Net neutrality advocates have already voiced concern over net neutrality opponents appointed to Donald Trump’s transition team, but it appears there biggest challenge may already be in office. Federal Communications Commission member Ajit Pai vowed to take on the regulations during the President Trump administration.

The promise from Pai, the FCC’s senior Republican member, came Wednesday during a speech made for the conservative-leaning Free State Foundation think tank in Washington, D.C. During the speech, Pai said he and the commission need to “fire up the weed whacker and remove those rules that are holding back investment, innovation and job creation."

Net neutrality was front and center in the list of regulatory decisions made under President Obama that Pai would like to do away with. He referred to net neutrality as a “regulatory overreach.”

He told the think tank members he has believed since the rules passed that net neutrality would eventually be reversed.

"Today, I am more confident than ever that this prediction will come true,” he said. “And I’m hopeful that beginning next year, our general regulatory approach will be a more sober one that is guided by evidence, sound economic analysis, and a good dose of humility."

Pai criticized what he deemed to be an overstepping of power by the FCC, including plans to restrict the rates prisons can charge inmates to place calls and to block state laws that restrict municipal broadband services from competing with national internet service providers. Pai opposed both decisions, and both were eventually overturned in court.

Though his term expired in June, Pai will remain on the commission until the end of 2017. He may be tapped to take over as interim chairman and is likely to be reconfirmed by the Republican-controlled senate for an additional five-year term.

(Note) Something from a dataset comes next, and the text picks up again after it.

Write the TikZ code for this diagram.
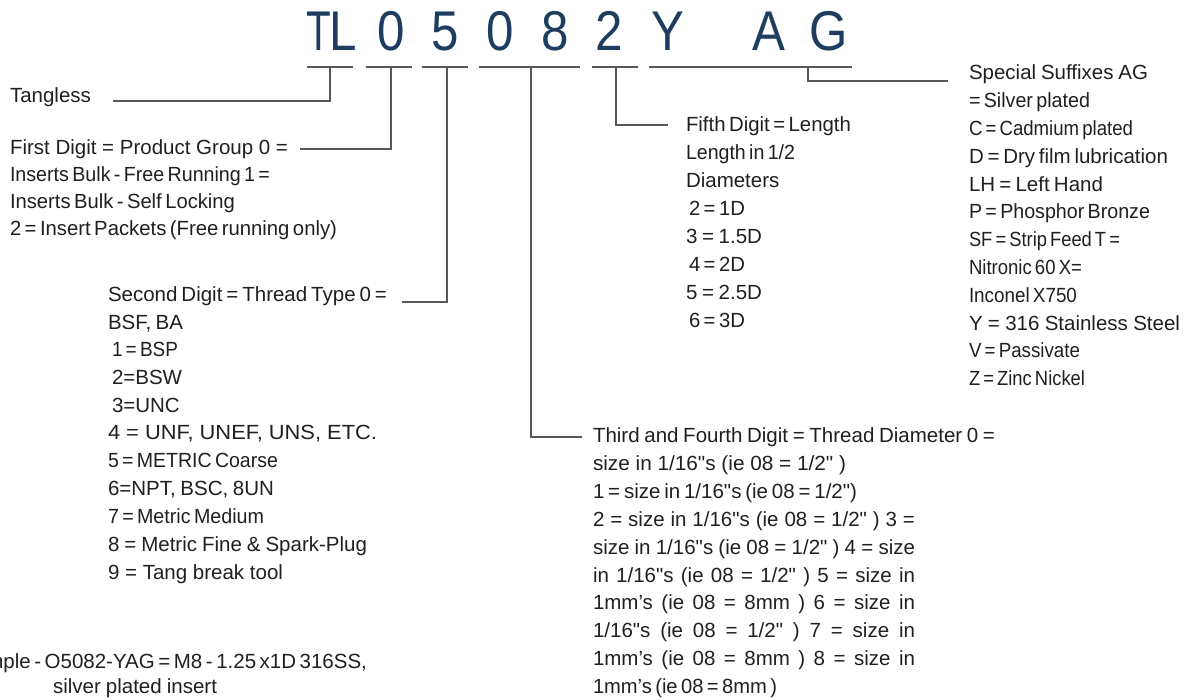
\documentclass[tikz,border=0pt]{standalone}
\usepackage{fontspec}
\setmainfont{Liberation Sans}[Ligatures=TeXOff]
\definecolor{titleblue}{RGB}{31,61,96}
\definecolor{linec}{RGB}{88,88,88}
\definecolor{textc}{RGB}{35,31,32}
\newcommand{\myBody}{\fontsize{20.5}{27}\selectfont}
\newcommand{\myTitle}{\fontsize{56}{60}\selectfont}
\newsavebox\lnA
% fit a line to a width: scale up slightly, or shrink spaces, or compress
\newcommand{\fl}[2]{{\frenchspacing
  \sbox\lnA{#2}%
  \ifdim\wd\lnA<#1pt
    \resizebox{#1pt}{\height}{\usebox\lnA}%
  \else
    \sbox\lnA{\spaceskip=0.17em\relax #2}%
    \ifdim\wd\lnA>#1pt
      \resizebox{#1pt}{\height}{\usebox\lnA}%
    \else
      \spaceskip=0.278em minus 0.108em\relax\makebox[#1pt][s]{#2}%
    \fi
  \fi}}
% justified line: spaces stretch
\newcommand{\jl}[2]{{\frenchspacing\spaceskip=0.278em plus 1.5em minus 0.2em\relax\makebox[#1pt][s]{#2}}}
\newcommand{\tc}[1]{\scalebox{0.88}[1]{#1}}
\begin{document}
\begin{tikzpicture}[x=1pt,y=-1pt,
  txt/.style={anchor=base west, inner sep=0pt, outer sep=0pt, text=textc, font=\myBody},
  ttl/.style={anchor=base, inner sep=0pt, outer sep=0pt, text=titleblue, font=\myTitle},
  conn/.style={draw=linec, line width=2pt}]
\useasboundingbox[fill=white] (0,0) rectangle (1184,700);

% ---- title characters
\node[ttl] (cT)  at (319,51)   {\scalebox{0.72}[1]{T}};
\node[ttl] (cL)  at (343,51)   {\tc{L}};
\node[ttl] (c0a) at (391,51)   {\tc{0}};
\node[ttl] (c5)  at (445,51)   {\tc{5}};
\node[ttl] (c0b) at (500,51)   {\tc{0}};
\node[ttl] (c8)  at (555.5,51) {\tc{8}};
\node[ttl] (c2)  at (609.5,51) {\tc{2}};
\node[ttl] (cY)  at (667.5,51) {\tc{Y}};
\node[ttl] (cA)  at (769,51)   {\tc{A}};
\node[ttl] (cG)  at (829,51)   {\tc{G}};

% ---- underlines and connectors
\coordinate (u1l) at (307,67); \coordinate (u1r) at (353,67); \coordinate (u1m) at (330,67); \coordinate (e1) at (113,101);
\coordinate (u2l) at (366,67); \coordinate (u2r) at (412,67); \coordinate (u2m) at (391,67); \coordinate (e2) at (300,149);
\coordinate (u3l) at (422,67); \coordinate (u3r) at (468,67); \coordinate (u3m) at (447,67); \coordinate (e3) at (402,302);
\coordinate (u4l) at (479,67); \coordinate (u4r) at (580,67); \coordinate (u4m) at (531,67); \coordinate (e4) at (582,437);
\coordinate (u5l) at (592,67); \coordinate (u5r) at (638,67); \coordinate (u5m) at (616,67); \coordinate (e5) at (668,125);
\coordinate (u6l) at (649,67); \coordinate (u6r) at (852,67); \coordinate (u6m) at (808,67); \coordinate (e6) at (948,81);

\draw[conn] (u1l) -- (u1r); \draw[conn] (u1m) |- (e1);
\draw[conn] (u2l) -- (u2r); \draw[conn] (u2m) |- (e2);
\draw[conn] (u3l) -- (u3r); \draw[conn] (u3m) |- (e3);
\draw[conn] (u4l) -- (u4r); \draw[conn] (u4m) |- (e4);
\draw[conn] (u5l) -- (u5r); \draw[conn] (u5m) |- (e5);
\draw[conn] (u6l) -- (u6r); \draw[conn] (u6m) |- (e6);

% ---- Tangless / first digit
\node[txt] (tang) at (10,103) {Tangless};
\node[txt] (fd1) at (10,155) {\fl{278}{First Digit = Product Group 0 =}};
\node[txt] (fd2) at (10,182) {\fl{260}{Inserts Bulk - Free Running 1 =}};
\node[txt] (fd3) at (10,209) {\fl{225}{Inserts Bulk - Self Locking}};
\node[txt] (fd4) at (10,236) {\fl{327}{2 = Insert Packets (Free running only)}};

% ---- second digit
\node[txt] (sd0)  at (108,302) {\fl{279}{Second Digit = Thread Type 0 =}};
\node[txt] (sd1)  at (108,330) {\fl{75}{BSF, BA}};
\node[txt] (sd2)  at (112,357) {\fl{66}{1 = BSP}};
\node[txt] (sd3)  at (112,385) {2=BSW};
\node[txt] (sd4)  at (112,413) {3=UNC};
\node[txt] (sd5)  at (108,440) {\fl{269}{4 = UNF, UNEF, UNS, ETC.}};
\node[txt] (sd6)  at (108,468) {\fl{170}{5 = METRIC Coarse}};
\node[txt] (sd7)  at (108,496) {\fl{166}{6=NPT, BSC, 8UN}};
\node[txt] (sd8)  at (108,523) {\fl{156}{7 = Metric Medium}};
\node[txt] (sd9)  at (108,551) {\fl{259}{8 = Metric Fine \& Spark-Plug}};
\node[txt] (sd10) at (108,579) {\fl{175}{9 = Tang break tool}};

% ---- fifth digit
\node[txt] (fi0) at (686,132) {\fl{165}{Fifth Digit = Length}};
\node[txt] (fi1) at (686,160) {\fl{109}{Length in 1/2}};
\node[txt] (fi2) at (686,188) {Diameters};
\node[txt] (fi3) at (689,216) {\fl{56}{2 = 1D}};
\node[txt] (fi4) at (686,244) {\fl{76}{3 = 1.5D}};
\node[txt] (fi5) at (689,272) {\fl{56}{4 = 2D}};
\node[txt] (fi6) at (686,300) {\fl{76}{5 = 2.5D}};
\node[txt] (fi7) at (689,328) {\fl{56}{6 = 3D}};

% ---- special suffixes
\node[txt] (ss0)  at (969,80)    {\fl{179}{Special Suffixes AG}};
\node[txt] (ss1)  at (969,107.8) {\fl{121}{= Silver plated}};
\node[txt] (ss2)  at (969,135.6) {\fl{164}{C = Cadmium plated}};
\node[txt] (ss3)  at (969,163.4) {\fl{199}{D = Dry film lubrication}};
\node[txt] (ss4)  at (969,191.2) {\fl{134}{LH = Left Hand}};
\node[txt] (ss5)  at (969,219)   {\fl{181}{P = Phosphor Bronze}};
\node[txt] (ss6)  at (969,246.8) {\fl{151}{SF = Strip Feed T =}};
\node[txt] (ss7)  at (969,274.6) {\fl{113}{Nitronic 60 X=}};
\node[txt] (ss8)  at (969,302.4) {\fl{108}{Inconel X750}};
\node[txt] (ss9)  at (969,330.2) {\fl{211}{Y = 316 Stainless Steel}};
\node[txt] (ss10) at (969,358)   {\fl{111}{V = Passivate}};
\node[txt] (ss11) at (969,385.8) {\fl{116}{Z = Zinc Nickel}};

% ---- third and fourth digit
\node[txt] (tf0) at (593,443)   {\fl{402}{Third and Fourth Digit = Thread Diameter 0 =}};
\node[txt] (tf1) at (593,470.8) {\fl{253}{size in 1/16"s (ie 08 = 1/2" )}};
\node[txt] (tf2) at (593,498.6) {\fl{264}{1 = size in 1/16"s (ie 08 = 1/2")}};
\node[txt] (tf3) at (593,526.4) {\jl{322}{2 = size in 1/16"s (ie 08 = 1/2" ) 3 =}};
\node[txt] (tf4) at (593,554.2) {\jl{322}{size in 1/16"s (ie 08 = 1/2" ) 4 = size}};
\node[txt] (tf5) at (593,582)   {\jl{322}{in 1/16"s (ie 08 = 1/2" ) 5 = size in}};
\node[txt] (tf6) at (593,609.8) {\jl{322}{1mm’s (ie 08 = 8mm ) 6 = size in}};
\node[txt] (tf7) at (593,637.6) {\jl{322}{1/16"s (ie 08 = 1/2" ) 7 = size in}};
\node[txt] (tf8) at (593,665.4) {\jl{322}{1mm’s (ie 08 = 8mm ) 8 = size in}};
\node[txt] (tf9) at (593,693.2) {\fl{184}{1mm’s (ie 08 = 8mm )}};

% ---- example
\node[txt, anchor=base east] (ex1) at (367,668) {\fl{416}{Example - O5082-YAG = M8 - 1.25 x1D 316SS,}};
\node[txt] (ex2) at (53,693) {\fl{164}{silver plated insert}};
\end{tikzpicture}
\end{document}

Michael O'Rielly, a fellow conservative member of the FCC who also spoke before the Free Station Foundation, echo’s Pai’s positions and stated the commission should “should consider acting quickly to reverse any damaging policies put into place over the last eight years and in the last few weeks of this administration."

O’Reilly targeted net neutrality in his speech. He also pointed to privacy rules imposed by the FCC that required internet service providers to get opt-in consent from its users before sharing their internet browsing data and other private information with advertisers and third party entities.

The speeches from the conservative members of the FCC suggest a significant shift to the organization’s policy making over the next four years. Partnered with former Verizon consultant Jeff Eisenach, Sprint lobbyist Mark Jamison and Roslyn Layton—all three of whom are vocal opponents of net neutrality —already on the Trump transition team and it would appear likely net neutrality is approaching its end.